Il suo rapporto con Dario Fo e Franca Rame?
«Ci tenevo tanto ad averli insieme. Franca è stato il segreto del successo di Dario, volevo che questo si potesse leggere nello scatto – da loro molto amato -, divenuto poi simbolo anche della loro fondazione».

Di Giorgio Gaber ci sono diversi scatti.
«Di lui c’è una sequenza di fotografie che lo ritraggono nella sua specialità, l’arte attoriale. Con il suo linguaggio del corpo sapeva comunicare oltre le parole e oltre la musica: difatti con otto diverse espressioni “disegno” otto diversi Gaber».

Enzo Jannacci?
«A proposito di linguaggio del corpo.

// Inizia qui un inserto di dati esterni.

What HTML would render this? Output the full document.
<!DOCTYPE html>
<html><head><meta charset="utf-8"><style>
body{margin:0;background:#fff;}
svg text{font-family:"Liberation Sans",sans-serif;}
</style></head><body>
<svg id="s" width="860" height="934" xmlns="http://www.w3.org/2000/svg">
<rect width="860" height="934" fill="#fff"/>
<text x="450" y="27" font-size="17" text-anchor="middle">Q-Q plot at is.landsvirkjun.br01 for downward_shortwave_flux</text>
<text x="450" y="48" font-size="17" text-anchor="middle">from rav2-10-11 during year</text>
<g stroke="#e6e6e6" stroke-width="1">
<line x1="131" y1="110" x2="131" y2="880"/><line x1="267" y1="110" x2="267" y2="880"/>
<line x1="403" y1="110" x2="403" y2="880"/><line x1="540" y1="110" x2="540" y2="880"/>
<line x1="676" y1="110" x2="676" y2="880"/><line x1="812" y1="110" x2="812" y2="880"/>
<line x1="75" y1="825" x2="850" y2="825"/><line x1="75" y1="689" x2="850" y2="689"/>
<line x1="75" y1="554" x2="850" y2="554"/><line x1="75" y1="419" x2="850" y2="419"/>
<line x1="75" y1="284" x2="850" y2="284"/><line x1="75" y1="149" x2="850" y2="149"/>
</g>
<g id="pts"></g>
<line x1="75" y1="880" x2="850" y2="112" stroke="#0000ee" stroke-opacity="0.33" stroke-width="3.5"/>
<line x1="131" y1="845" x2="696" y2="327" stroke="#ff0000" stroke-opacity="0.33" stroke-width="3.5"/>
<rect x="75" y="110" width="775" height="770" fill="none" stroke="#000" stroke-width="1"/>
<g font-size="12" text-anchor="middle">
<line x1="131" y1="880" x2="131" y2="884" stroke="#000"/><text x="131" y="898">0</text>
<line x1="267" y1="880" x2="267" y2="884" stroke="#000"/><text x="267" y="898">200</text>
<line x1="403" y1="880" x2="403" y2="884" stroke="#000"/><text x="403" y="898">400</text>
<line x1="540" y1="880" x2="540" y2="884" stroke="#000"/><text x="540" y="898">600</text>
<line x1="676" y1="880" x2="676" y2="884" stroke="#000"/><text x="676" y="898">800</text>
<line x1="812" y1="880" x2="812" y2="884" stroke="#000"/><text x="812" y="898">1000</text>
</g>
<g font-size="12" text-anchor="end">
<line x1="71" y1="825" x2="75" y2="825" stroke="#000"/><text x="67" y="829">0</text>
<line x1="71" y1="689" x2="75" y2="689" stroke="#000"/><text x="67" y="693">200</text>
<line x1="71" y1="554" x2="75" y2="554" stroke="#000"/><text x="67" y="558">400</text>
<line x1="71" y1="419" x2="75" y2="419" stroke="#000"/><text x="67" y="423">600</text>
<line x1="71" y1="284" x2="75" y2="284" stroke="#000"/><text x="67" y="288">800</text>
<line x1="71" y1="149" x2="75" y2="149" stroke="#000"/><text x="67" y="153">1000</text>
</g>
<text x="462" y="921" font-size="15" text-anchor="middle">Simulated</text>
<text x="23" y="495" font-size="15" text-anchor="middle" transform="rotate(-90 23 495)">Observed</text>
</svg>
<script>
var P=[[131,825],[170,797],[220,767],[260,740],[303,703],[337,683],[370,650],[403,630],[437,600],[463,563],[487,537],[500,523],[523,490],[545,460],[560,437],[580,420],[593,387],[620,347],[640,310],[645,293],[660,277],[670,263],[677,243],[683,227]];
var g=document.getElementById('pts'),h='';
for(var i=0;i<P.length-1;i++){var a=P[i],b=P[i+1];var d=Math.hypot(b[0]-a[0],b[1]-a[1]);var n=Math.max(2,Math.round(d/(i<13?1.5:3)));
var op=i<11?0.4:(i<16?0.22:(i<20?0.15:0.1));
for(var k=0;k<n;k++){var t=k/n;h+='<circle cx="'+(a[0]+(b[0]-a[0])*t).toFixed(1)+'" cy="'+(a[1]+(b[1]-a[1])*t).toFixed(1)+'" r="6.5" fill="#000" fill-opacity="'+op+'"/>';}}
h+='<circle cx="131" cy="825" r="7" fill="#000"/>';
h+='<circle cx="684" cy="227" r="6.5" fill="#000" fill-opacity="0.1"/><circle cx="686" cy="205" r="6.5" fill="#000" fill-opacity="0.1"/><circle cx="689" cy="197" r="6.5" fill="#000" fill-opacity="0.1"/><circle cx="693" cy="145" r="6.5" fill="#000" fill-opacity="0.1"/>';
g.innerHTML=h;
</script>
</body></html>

Di lui c’è una foto che lo vede con martello e toga da giudice. L’abbiamo fatta insieme prima di uno spettacolo, una grande satira per un grande uomo di spettacolo».

Fo, Gaber e Jannacci tornano nella storica foto a tre.
«Ero al Castello Sforzesco per assistere al concerto celebrativo dei trent’anni di carriera di Jannacci e sapevo che avrebbe avuto presenti ospiti importanti. Avevo previsto un piccolo set fotografico per il libretto del disco live, ma il mio sogno era ritrarre questo trio insieme, per la prima volta. Il risultato è arrivato in tre o quattro fotogrammi, non di più».

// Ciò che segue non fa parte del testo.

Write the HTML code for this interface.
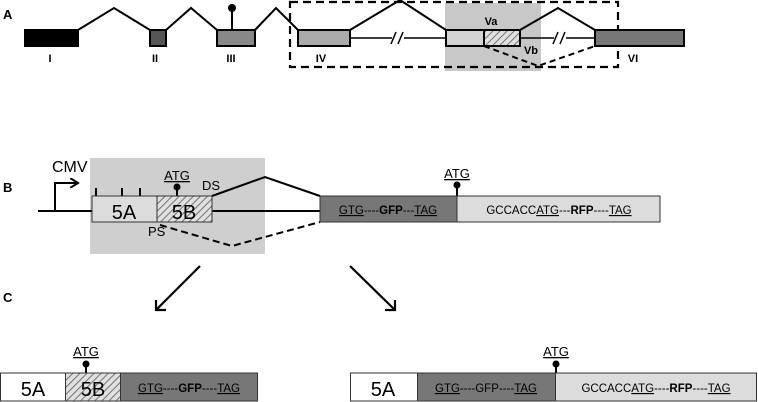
<!DOCTYPE html>
<html><head><meta charset="utf-8"><style>
html,body{margin:0;padding:0;background:#fff;}
svg{display:block;}
text{font-family:"Liberation Sans",sans-serif;}
</style></head><body>
<svg width="758" height="402" viewBox="0 0 758 402" xmlns="http://www.w3.org/2000/svg">
<defs>
<pattern id="h" width="5" height="5" patternUnits="userSpaceOnUse" patternTransform="rotate(45)">
<rect width="5" height="5" fill="#e0e0e0"/><line x1="0" y1="0" x2="0" y2="5" stroke="#666" stroke-width="1.8"/>
</pattern>
<marker id="ar" markerWidth="10" markerHeight="10" refX="8" refY="5" orient="auto" markerUnits="userSpaceOnUse">
<path d="M0,0 L8,5 L0,10" fill="none" stroke="#000" stroke-width="2"/>
</marker>
</defs>
<!-- Panel A -->
<text x="3" y="19" font-size="13" font-weight="bold">A</text>
<rect x="445" y="3" width="96" height="68" fill="#c8c8c8"/>
<rect x="290" y="2" width="328" height="65" fill="none" stroke="#000" stroke-width="2.2" stroke-dasharray="8,5"/>
<g fill="none" stroke="#000" stroke-width="2">
<polyline points="78,30 114,8 150,30"/>
<polyline points="166,30 191,8 217,30"/>
<polyline points="255,30 276,8 298,30"/>
<polyline points="350,30 400,0 446,30"/>
<polyline points="520,30 558,8 595,30"/>
<line x1="350" y1="38" x2="446" y2="38" stroke-width="1.5"/>
<line x1="520" y1="38" x2="595" y2="38" stroke-width="1.5"/>
<polyline points="484,46 538,66 595,46" stroke-dasharray="6,4"/>
<line x1="232" y1="30" x2="232" y2="9"/>
</g>
<rect x="392" y="33" width="12" height="10" fill="#fff"/>
<rect x="554" y="33" width="12" height="10" fill="#fff"/>
<g stroke="#000" stroke-width="1.5"><line x1="391" y1="44" x2="396" y2="32"/><line x1="398" y1="44" x2="403" y2="32"/><line x1="553" y1="44" x2="558" y2="32"/><line x1="560" y1="44" x2="565" y2="32"/></g>
<circle cx="232" cy="8" r="4" fill="#000"/>
<g stroke="#000" stroke-width="2">
<rect x="25" y="30" width="53" height="16" fill="#000"/>
<rect x="150" y="30" width="16" height="16" fill="#555"/>
<rect x="217" y="30" width="38" height="16" fill="#888"/>
<rect x="298" y="30" width="52" height="16" fill="#aaa"/>
<rect x="446" y="30" width="38" height="16" fill="#d2d2d2"/>
<rect x="484" y="30" width="36" height="16" fill="url(#h)"/>
<rect x="595" y="30" width="89" height="16" fill="#777"/>
</g>
<g font-size="11" font-weight="bold" text-anchor="middle">
<text x="50" y="62">I</text><text x="155" y="62">II</text><text x="231" y="62">III</text>
<text x="321" y="62">IV</text><text x="491" y="25">Va</text><text x="531" y="54">Vb</text><text x="633" y="62">VI</text>
</g>
<!-- Panel B -->
<text x="3" y="192" font-size="13" font-weight="bold">B</text>
<rect x="90" y="158" width="175" height="96" fill="#cfcfcf"/>
<g fill="none" stroke="#000" stroke-width="2">
<line x1="38" y1="211" x2="92" y2="211"/>
<polyline points="55,211 55,183 78,183" marker-end="url(#ar)"/>
<polyline points="212,196 265,177 320,196"/>
<line x1="212" y1="211" x2="320" y2="211"/>
<polyline points="160,225 232,246 320,222" stroke-dasharray="7,4"/>
<line x1="96" y1="196" x2="96" y2="188"/><line x1="122" y1="196" x2="122" y2="188"/><line x1="140" y1="196" x2="140" y2="188"/>
<line x1="177" y1="196" x2="177" y2="188"/>
<line x1="457" y1="196" x2="457" y2="187"/>
</g>
<circle cx="177" cy="187" r="3.5" fill="#000"/>
<circle cx="457" cy="185" r="3.5" fill="#000"/>
<text x="52" y="172" font-size="16">CMV</text>
<g stroke="#333" stroke-width="1">
<rect x="92" y="196" width="65" height="26" fill="#dcdcdc"/>
<rect x="157" y="196" width="55" height="26" fill="url(#h)"/>
<rect x="320" y="196" width="137" height="26" fill="#777"/>
<rect x="457" y="196" width="203" height="26" fill="#dcdcdc"/>
</g>
<text x="124" y="219" font-size="20" text-anchor="middle">5A</text>
<text x="184" y="219" font-size="20" text-anchor="middle">5B</text>
<text x="177" y="180" font-size="13" text-anchor="middle" text-decoration="underline">ATG</text>
<text x="457" y="178" font-size="13" text-anchor="middle" text-decoration="underline">ATG</text>
<text x="202" y="190" font-size="13">DS</text>
<text x="148" y="236" font-size="13">PS</text>
<text x="388" y="214" font-size="11.5" text-anchor="middle"><tspan text-decoration="underline">GTG</tspan>----<tspan font-weight="bold">GFP</tspan>---<tspan text-decoration="underline">TAG</tspan></text>
<text x="559" y="214" font-size="11.5" text-anchor="middle">GCCACC<tspan text-decoration="underline">ATG</tspan>---<tspan font-weight="bold">RFP</tspan>----<tspan text-decoration="underline">TAG</tspan></text>
<!-- arrows -->
<g stroke="#000" stroke-width="2.2" fill="none">
<line x1="200" y1="266" x2="156" y2="310"/><polyline points="156,300 156,310 166,310"/>
<line x1="350" y1="266" x2="395" y2="310"/><polyline points="385,310 395,310 395,300"/>
</g>
<!-- Panel C -->
<text x="3" y="302" font-size="13" font-weight="bold">C</text>
<g stroke="#000" stroke-width="2"><line x1="86" y1="373" x2="86" y2="365"/><line x1="556" y1="373" x2="556" y2="365"/></g>
<circle cx="86" cy="364" r="3.5" fill="#000"/>
<circle cx="556" cy="364" r="3.5" fill="#000"/>
<text x="86" y="356" font-size="13" text-anchor="middle" text-decoration="underline">ATG</text>
<text x="556" y="356" font-size="13" text-anchor="middle" text-decoration="underline">ATG</text>
<g stroke="#333" stroke-width="1">
<rect x="0.5" y="373" width="65" height="28" fill="#fff"/>
<rect x="65.5" y="373" width="55" height="28" fill="url(#h)"/>
<rect x="120.5" y="373" width="137" height="28" fill="#777"/>
<rect x="350.5" y="373" width="67" height="28" fill="#fff"/>
<rect x="417.5" y="373" width="138" height="28" fill="#777"/>
<rect x="555.5" y="373" width="201" height="28" fill="#dcdcdc"/>
</g>
<text x="33" y="396" font-size="20" text-anchor="middle">5A</text>
<text x="93" y="396" font-size="20" text-anchor="middle">5B</text>
<text x="383" y="396" font-size="20" text-anchor="middle">5A</text>
<text x="189" y="392" font-size="11.5" text-anchor="middle"><tspan text-decoration="underline">GTG</tspan>----<tspan font-weight="bold">GFP</tspan>----<tspan text-decoration="underline">TAG</tspan></text>
<text x="486" y="392" font-size="11.5" text-anchor="middle"><tspan text-decoration="underline">GTG</tspan>----GFP----<tspan text-decoration="underline">TAG</tspan></text>
<text x="656" y="392" font-size="11.5" text-anchor="middle">GCCACC<tspan text-decoration="underline">ATG</tspan>----<tspan font-weight="bold">RFP</tspan>----<tspan text-decoration="underline">TAG</tspan></text>
</svg>
</body></html>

Quale milanese di oggi le piacerebbe ritrarre?
«Avrei molta difficoltà a rispondere. La Milano di oggi è abitata da influencer, lontani anni luce dalla categoria di intellettuali alla quale ero abituato. Di conseguenza, non mi incuriosiscono particolarmente».

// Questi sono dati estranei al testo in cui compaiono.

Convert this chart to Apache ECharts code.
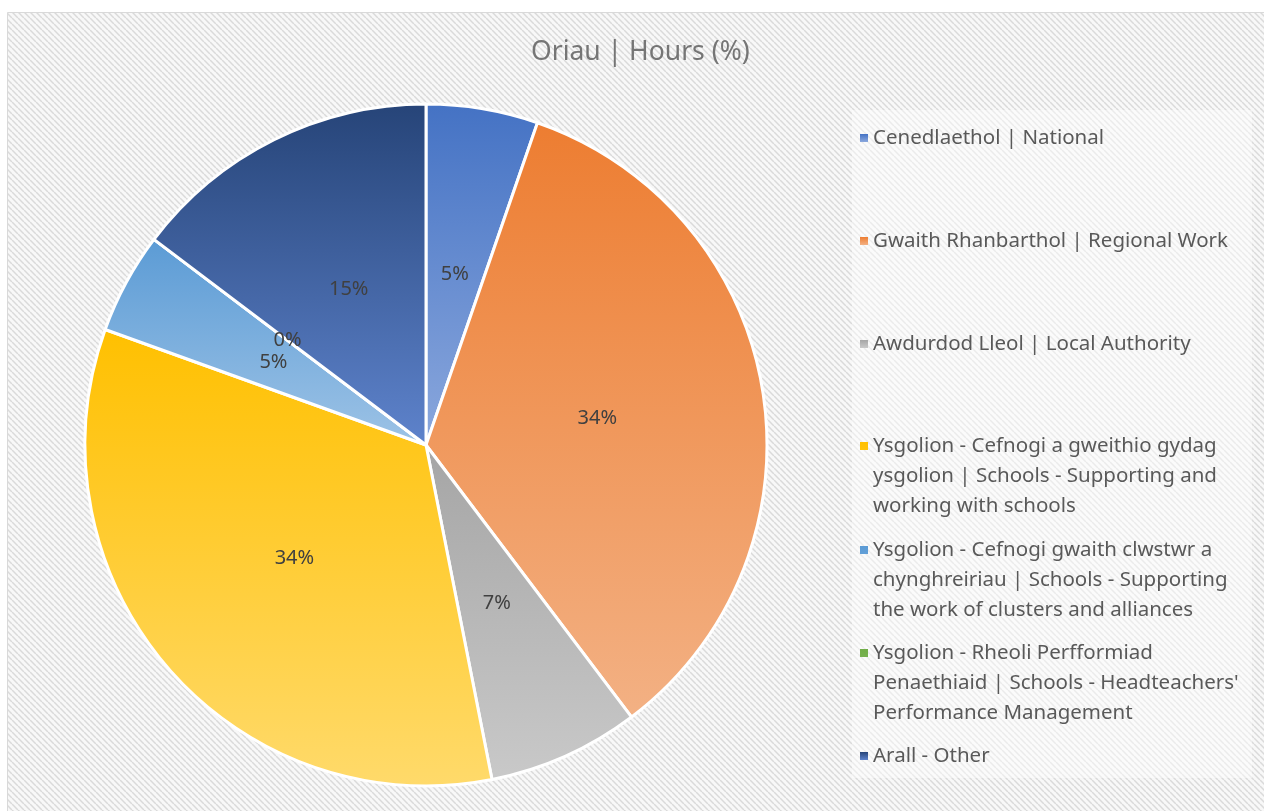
<!DOCTYPE html>
<html>
<head>
<meta charset="utf-8">
<script src="https://cdn.jsdelivr.net/npm/echarts@6/dist/echarts.min.js"></script>
<style>
  html, body {margin: 0; padding: 0; background: #fff;}
  #hoursPie {width: 1264px; height: 811px;}
</style>
</head>
<body>
<div id="hoursPie"></div>
<script>
const categories = [
  'Cenedlaethol | National',
  'Gwaith Rhanbarthol | Regional Work',
  'Awdurdod Lleol | Local Authority',
  'Ysgolion - Cefnogi a gweithio gydag ysgolion | Schools - Supporting and working with schools',
  'Ysgolion - Cefnogi gwaith clwstwr a chynghreiriau | Schools - Supporting the work of clusters and alliances',
  'Ysgolion - Rheoli Perfformiad Penaethiaid | Schools - Headteachers\' Performance Management',
  'Arall - Other'
];
// legend text as it wraps in the original
const legendText = [
  'Cenedlaethol | National',
  'Gwaith Rhanbarthol | Regional Work',
  'Awdurdod Lleol | Local Authority',
  'Ysgolion - Cefnogi a gweithio gydag\nysgolion | Schools - Supporting and\nworking with schools',
  'Ysgolion - Cefnogi gwaith clwstwr a\nchynghreiriau | Schools - Supporting\nthe work of clusters and alliances',
  'Ysgolion - Rheoli Perfformiad\nPenaethiaid | Schools - Headteachers\'\nPerformance Management',
  'Arall - Other'
];
const hours = [5.3, 34.4, 7.2, 33.6, 4.8, 0, 14.7];

const baseColors = ['#4472C4', '#ED7D31', '#A5A5A5', '#FFC000', '#5B9BD5', '#70AD47', '#264478'];
const lightColors = ['#8BA8DD', '#F3B184', '#C9C9C9', '#FFDA6B', '#9DC3E6', '#A9D18E', '#5E83CC'];
const legendLineY = [136, 239, 342, 444, 548, 651, 754];

const fontFamily = 'Noto Sans';
const lineH = 30;

function hatchTile() {
  const s = 6;
  const c = document.createElement('canvas');
  c.width = s;
  c.height = s;
  const ctx = c.getContext('2d');
  ctx.fillStyle = '#f8f8f8';
  ctx.fillRect(0, 0, s, s);
  ctx.strokeStyle = '#dadada';
  ctx.lineWidth = 1.5;
  [-s, 0, s].forEach(k => {
    ctx.beginPath();
    ctx.moveTo(k, 0);
    ctx.lineTo(k + s, s);
    ctx.stroke();
  });
  return c;
}

// one legend per item so that the spacing follows the original;
// for wrapped items the marker sits on top of a taller invisible box,
// which keeps it level with the first line of text
const legends = categories.map((name, i) => {
  const lines = legendText[i].split('\n').length;
  const boxH = 8 + lineH * (lines - 1);
  return {
    data: [name],
    orient: 'vertical',
    left: 860,
    top: legendLineY[i] - 13,
    padding: 0,
    itemWidth: 8,
    itemHeight: boxH,
    icon: 'path://M0,0L8,0L8,8L0,8Z' + (lines > 1 ? 'M0,' + boxH + 'L0.01,' + boxH : ''),
    itemStyle: {borderWidth: 0},
    formatter: () => legendText[i],
    textStyle: {
      fontFamily: fontFamily,
      fontSize: 20.5,
      color: '#595959',
      lineHeight: lineH
    }
  };
});

const option = {
  animation: false,
  title: {
    text: 'Oriau | Hours (%)',
    left: 531,
    top: 39,
    padding: 0,
    textStyle: {fontFamily: fontFamily, fontSize: 26.5, fontWeight: 'normal', color: '#757575'}
  },
  graphic: [
    {
      type: 'rect',
      z: 0,
      silent: true,
      shape: {x: 7.5, y: 12.5, width: 1280, height: 820},
      style: {fill: {image: hatchTile(), repeat: 'repeat'}, stroke: '#d9d9d9', lineWidth: 1}
    },
    {
      type: 'rect',
      z: 1,
      silent: true,
      shape: {x: 852, y: 110, width: 400, height: 668},
      style: {fill: 'rgba(255,255,255,0.45)'}
    }
  ],
  legend: legends,
  series: [
    {
      type: 'pie',
      center: [426, 445],
      radius: 341,
      startAngle: 90,
      clockwise: true,
      avoidLabelOverlap: false,
      itemStyle: {borderColor: '#ffffff', borderWidth: 3},
      label: {
        position: 'inside',
        formatter: p => Math.round(p.percent) + '%',
        fontFamily: fontFamily,
        fontSize: 20,
        color: '#404040'
      },
      labelLine: {show: false},
      emphasis: {scale: false},
      data: categories.map((name, i) => ({
        name: name,
        value: hours[i],
        itemStyle: {
          color: {
            type: 'linear', x: 0, y: 0, x2: 0, y2: 1,
            colorStops: [
              {offset: 0, color: baseColors[i]},
              {offset: 1, color: lightColors[i]}
            ]
          }
        }
      }))
    }
  ]
};

const hoursChart = echarts.init(document.getElementById('hoursPie'));
hoursChart.setOption(option);
</script>
</body>
</html>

La sua è una Milano di un tempo, quindi.
«Una città che non esiste più, in effetti, perché chi l’ha resa grande non c’è più. Jannacci ha consacrato il dialetto milanese, ad esempio. La memoria è il sentimento più nobile dell’umanità e non andrebbe persa».

Quale era la sua Milano?
«Oggi vivo in Piemonte, ma a Milano ho passato ben cinquant’anni. Ricordo le vie del centro che vivevo da piccolo, come via Torino e via Santa Maria Valle, che stranamente non le vedo tanto cambiate oggi, e per fortuna».

Guido Harari

Occhi di Milano, la mostra “sospesa” 

Nella mostra è inoltre allestita la “Caverna magica”, uno speciale set fotografico dove Guido Harari realizzerà ritratti (su prenotazione on line). Oltre alla stampa originale, che lui stesso firmerà e consegnerà a chi sarà ritratto, una seconda stampa verrà esposta – in tempo reale – nella sezione che chiude la mostra, Occhi di Milano, una sorta di “mostra nella mostra” che si popolerà via via degli sguardi della città. E per rappresentarli tutti, Harari realizzerà dei “ritratti sospesi” ai milanesi “meno fortunati” nella Casa dell’accoglienza Enzo Jannacci e in altre strutture di assistenza. Anche questi andranno ad aggiungersi al grande mosaico degli Occhi di Milano.

Oltre al catalogo arriva Jannacci arrenditi!

In occasione della mostra Rizzoli Lizard pubblica un volume di 432 pagine, Remain In Light, che ne costituisce il catalogo completo della mostra, disponibile anche nello shop presente alla Fabbrica del Vapore, dove verrà presto presentato anche il nuovo libro Jannacci arrenditi! (Rizzoli), in uscita il 14 novembre, curato da Harari e Paolo Jannacci.